Once a row is locked, it is no longer available and it can’t be locked by another request. It should also be noted that the lock stays in place until the associated update is performed.
If Request A gets the initial lock, Request B will lock the next row in the queue and follow the same process as Request A (lock row and capture id, update row based on LockedBy and LockedTime values, implicitly release lock.)
Did I answer your question?
April 29th, 2009 at 7:35 am
Yes u did. Thank you.
May 25th, 2009 at 12:05 am
Hi,
very nice implementation!
what about if I need to re queue an item if processing encountered some external problem?
And what if I want to retry processing for a limited number of times, after which i drop the queue item.
May 25th, 2009 at 6:19 am
@Giorgio - You’re first case is covered using the @MinutesBeforeBreakLock variable. @MinutesBeforeBreakLock gives a thread a limited amount of time to complete the processing the queued item.
If, after the number of minutes established with @MinutesBeforeBreakLock, row processing isn’t completed, the row becomes available for processing by another thread. This logic was put in place for exactly the reason you mentioned — failures dues external issues.

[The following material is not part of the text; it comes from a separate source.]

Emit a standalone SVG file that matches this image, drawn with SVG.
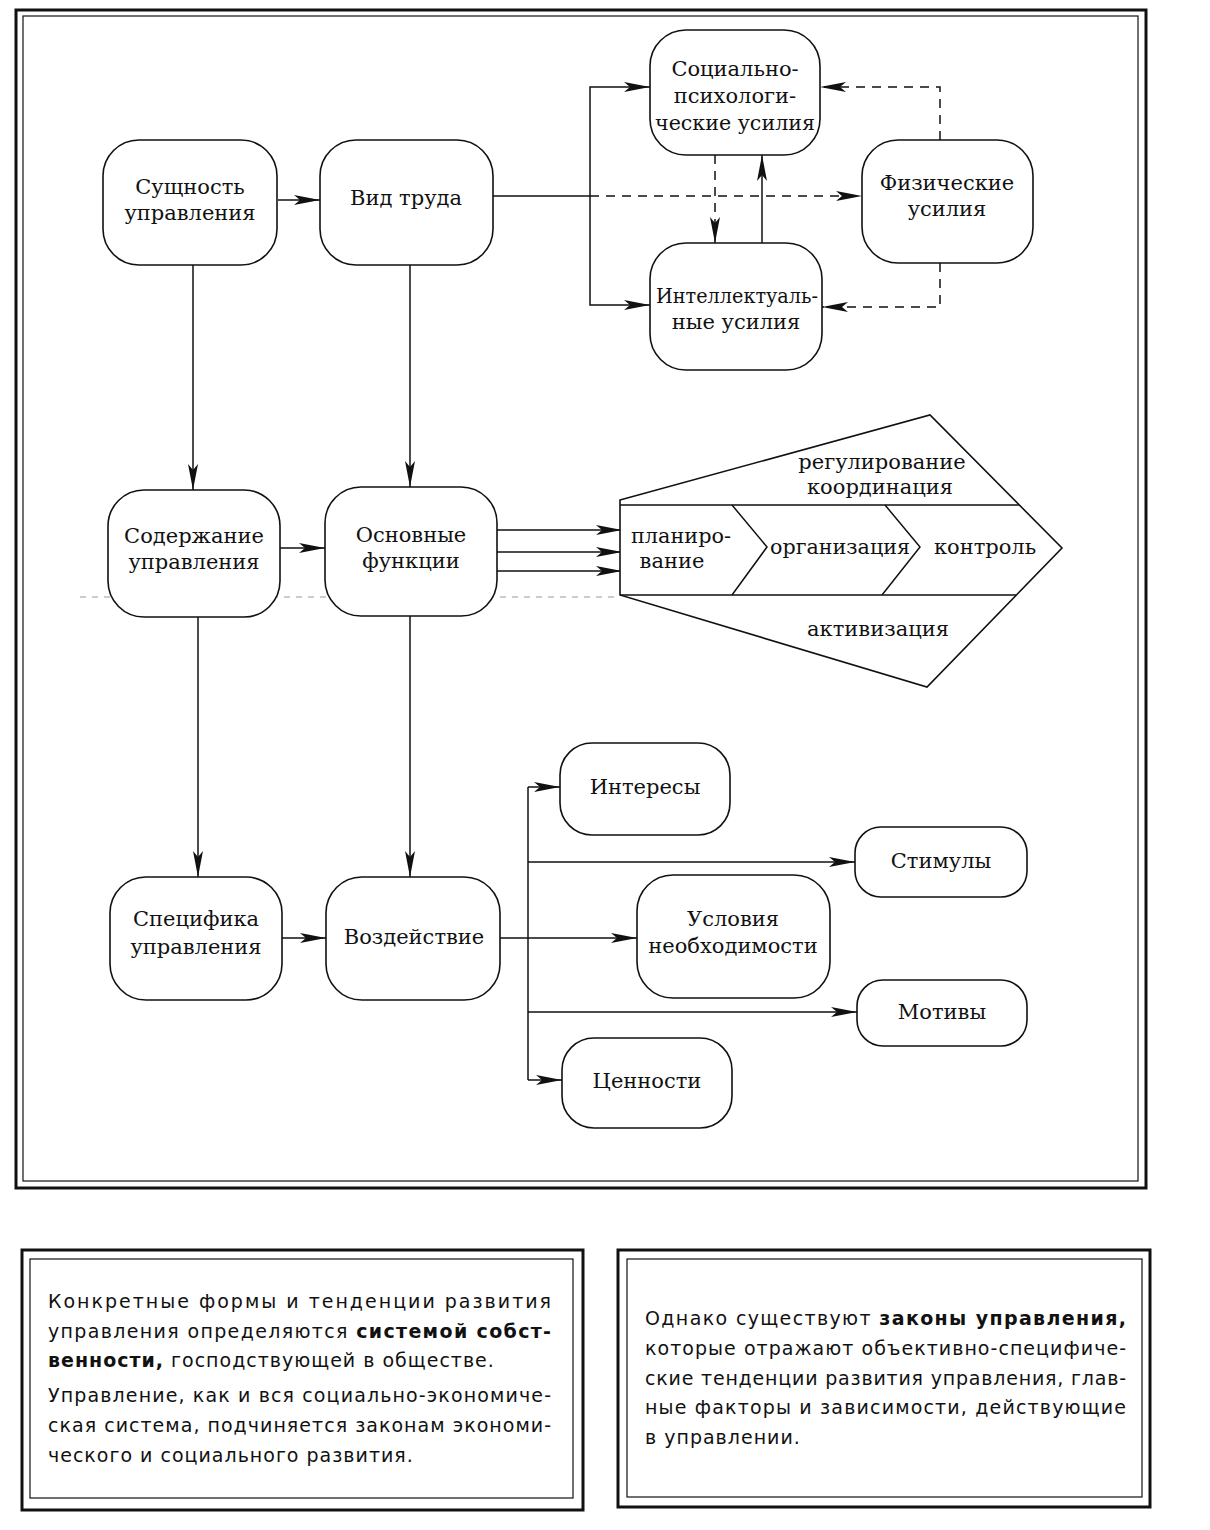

Regarding your second case, that’s not built into the script right now, but it could be extended pretty easily. Off the top of my head (read: following queries should be vetted), a “NumAttempts” column could be added to the Queue table and incremented each time a given row is “pulled off” the queue as part of the update:
update Queue
set LockedBy = @LockedBy,
LockedTime = GetDate(),
NumAttempts = Coalesce(NumAttempts,0) + 1
where RequestId = @RequestId
If you want to limit the number of attempts, the select statement would be changed to something like this:
select top 1 @RequestId = RequestId
from Queue with (updlock)
where Status = @PendingStatus
and (LockedTime IS NULL OR
DateDiff(mi, LockedTime, GetDate()) >= @MinutesBeforeBreakLock)
and (NumAttempts < @AttemptsAllowed)
order by RequestedTime Asc
Note, the restriction based on NumAttempts being less than your established limit.
Thanks for the comment and the question.